Gut, als divers könnte man diesen im Smartphone integrierten Stimmungs-Setzkasten schon bezeichnen. Zumindest kann sich jeder mitteilen, der einen blauen Diamanten gefunden hat, einen Hotdog isst oder eine Mass heben geht. Mainstream ist das nicht. Aber was ist eigentlich, wenn man nun nicht nur zwei Kinder hat, sondern vier? Oder wenn man anstatt Bier lieber Billigschnaps trinkt? Oder einen Hidschab trägt? Für diese drei wahrscheinlich gar nicht mal so selten vorkommenden Beispiele bietet Apple nämlich keine Symbole. Muss man in solchen Fällen tatsächlich auf schnöde 26 Buchstaben oder gar ein anstrengendes Telefongespräch ausweichen?

Für die aktuelle Liste wurde der Revolver gekillt, stattdessen neu: eine grüne Wasserpistole

Nicht unbedingt. So hat die Berliner Schülerin Rayouf Alhumedhi, 15, erst vor Kurzem ein Hidschab-Emoji entworfen - weil einfach keines der Smileys aussah wie sie. Ihren Antrag schickte sie unter viel Presseaufmerksamkeit an das kalifornische Unicode-Konsortium, eine Nicht-Regierungsorganisation, die digitale Standards für die Darstellung von Text festlegt und auch über die Emojis wacht. Dieser Organisation gehören unter anderem Regierungen, Universitäten und Vertreter großer Technologiekonzerne wie Google, Microsoft, Apple, IBM, Oracle oder SAP an. Mal sehen, ob das Gremium das Kopftuch in die offizielle Emoji-Liste aufnehmen wird. Einen Turban tragenden Mann und eine Turban tragende Frau gibt es auf dem iPhone jedenfalls schon.
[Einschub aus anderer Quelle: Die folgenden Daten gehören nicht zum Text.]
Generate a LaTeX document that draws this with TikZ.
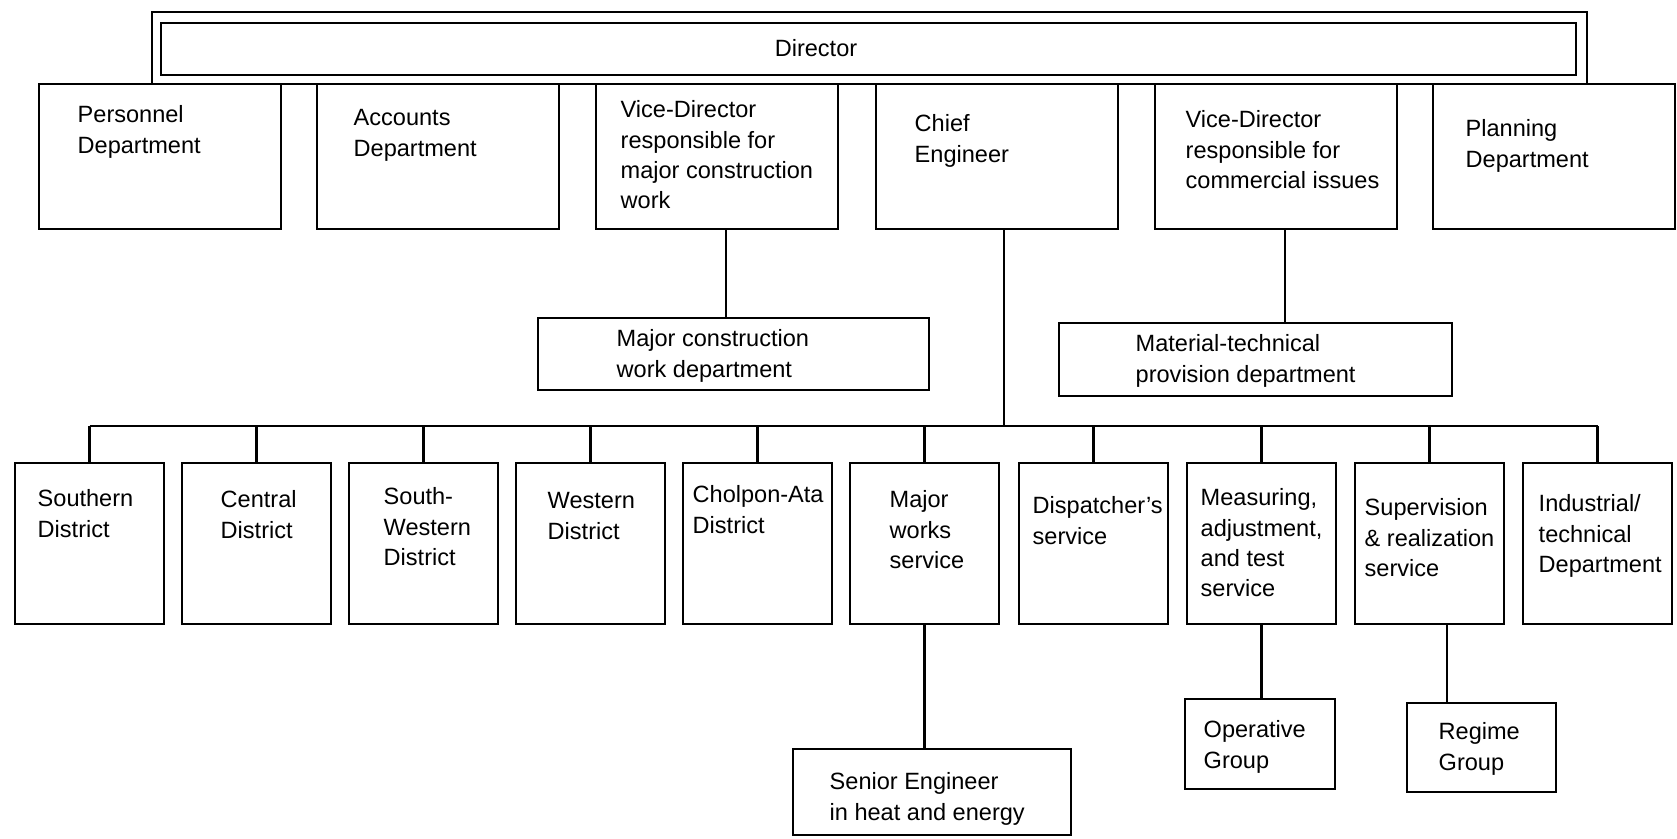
\documentclass[tikz,border=0pt]{standalone}
\usepackage{fontspec}
\setmainfont{Liberation Sans}
\usetikzlibrary{positioning}

\tikzset{
  box/.style 2 args={draw, line width=0.8pt, inner sep=0pt, minimum width=#1, minimum height=#2},
  lbl/.style={anchor=north west, align=left, inner sep=0pt, font=\fontsize{6.7}{8.6}\selectfont},
  link/.style={line width=0.6pt}
}

\begin{document}
\begin{tikzpicture}[x=0.1mm, y=-0.1mm]
  \useasboundingbox (0,0) rectangle (1677,838);

  % ── Director (double frame) ──
  \node[box={143.5mm}{7.2mm}] (dirframe) at (869.5,48) {};
  \node[box={141.5mm}{5.2mm}] (dir) at (868.5,49) {};
  \node[font=\fontsize{6.7}{8.6}\selectfont] (dirt) at (816,48) {Director};

  % ── Top row, hanging under the director frame ──
  \foreach \n/\x/\tx/\ty/\txt in
      {pd/160/77/105/{Personnel\\Department},
       ad/438/353/109/{Accounts\\Department},
       vda/717/620/100/{Vice-Director\\responsible for\\major construction\\work},
       ce/997/914/114/{Chief\\Engineer},
       vdb/1276/1185/110/{Vice-Director\\responsible for\\commercial issues},
       pl/1554/1465/119/{Planning\\Department}} {
    \node[box={24.2mm}{14.5mm}] (\n) at (\x,156.5) {};
    \node[lbl] (\n-t) at (\tx,\ty) {\txt};
  }

  % ── Departments under the vice-directors ──
  \node[box={39.1mm}{7.2mm}] (mcw) at (733.5,354) {};
  \node[lbl] (mcw-t) at (616,329) {Major construction\\work department};
  \node[box={39.3mm}{7.3mm}] (mtp) at (1255.5,359.5) {};
  \node[lbl] (mtp-t) at (1135,334) {Material-technical\\provision department};
  \draw[link] ([xshift=0.9mm]vda.south) -- ([xshift=0.9mm]vda.south |- mcw.north);
  \draw[link] ([xshift=0.9mm]vdb.south) -- ([xshift=0.9mm]vdb.south |- mtp.north);

  % ── Bus under the chief engineer ──
  \coordinate (bus) at (0,426);
  \draw[link] ([xshift=0.7mm]ce.south) -- ([xshift=0.7mm]ce.south |- bus);

  % ── Bottom row of districts and services ──
  \foreach \n/\x/\tx/\ty/\txt in
      {sd/89.5/37/489/{Southern\\District},
       cd/256.5/220/490/{Central\\District},
       swd/423.5/383/487/{South-\\Western\\District},
       wd/590.5/547/492/{Western\\District},
       cad/757.5/692/485/{Cholpon-Ata\\District},
       mws/924.5/889/490/{Major\\works\\service},
       dsp/1093.5/1032/496/{Dispatcher's\\service},
       mat/1261.5/1200/488/{Measuring,\\adjustment,\\and test\\service},
       sup/1429.5/1364/498/{Supervision\\\& realization\\service},
       itd/1597.5/1538/494/{Industrial/\\technical\\Department}} {
    \node[box={14.9mm}{16.1mm}] (\n) at (\x,543.5) {};
    \node[lbl] (\n-t) at (\tx,\ty) {\txt};
    \draw[link] (\n.north) -- (\n.north |- bus);
  }
  \draw[link] (sd.north |- bus) -- (itd.north |- bus);

  % ── Groups below the services ──
  \node[box={27.8mm}{8.6mm}] (seh) at (932,792) {};
  \node[lbl] (seh-t) at (829,772) {Senior Engineer\\in heat and energy};
  \node[box={15.0mm}{9.0mm}] (og) at (1260,744) {};
  \node[lbl] (og-t) at (1203,720) {Operative\\Group};
  \node[box={14.9mm}{8.9mm}] (rg) at (1481.5,747.5) {};
  \node[lbl] (rg-t) at (1438,722) {Regime\\Group};
  \draw[link] (mws.south) -- (mws.south |- seh.north);
  \draw[link] (mat.south) -- (mat.south |- og.north);
  \draw[link] ([xshift=1.75mm]sup.south) -- ([xshift=1.75mm]sup.south |- rg.north);
\end{tikzpicture}
\end{document}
Was hingegen nicht mehr existiert im Bilderschatz der Apple-User, das ist ein Revolver; der wurde durch eine grüne Wasserpistole ersetzt, was zu einer Diskussion über Deutungshoheiten führte und von der FAZ als "Die Zensur der Symbole" tituliert wurde.

Stinkefinger, Bomben und Messer - all das gibt es auf unseren Retina-Fenstern. Aber zusammen mit den joggenden Frauen und babysittenden Vätern und friedlichen Einhörnern sieht das dann in summa eben total Herz/Feuerwerk/Kussmund aus. Wie ein lustiger, bunter Lebenscomic aus dem digitalen Alltag. Wenn jetzt noch ein paar Symbole dazukommen, die noch mehr mit der Realität zu tun haben, muss man echt sagen: Respekt, voll die Weltsprache!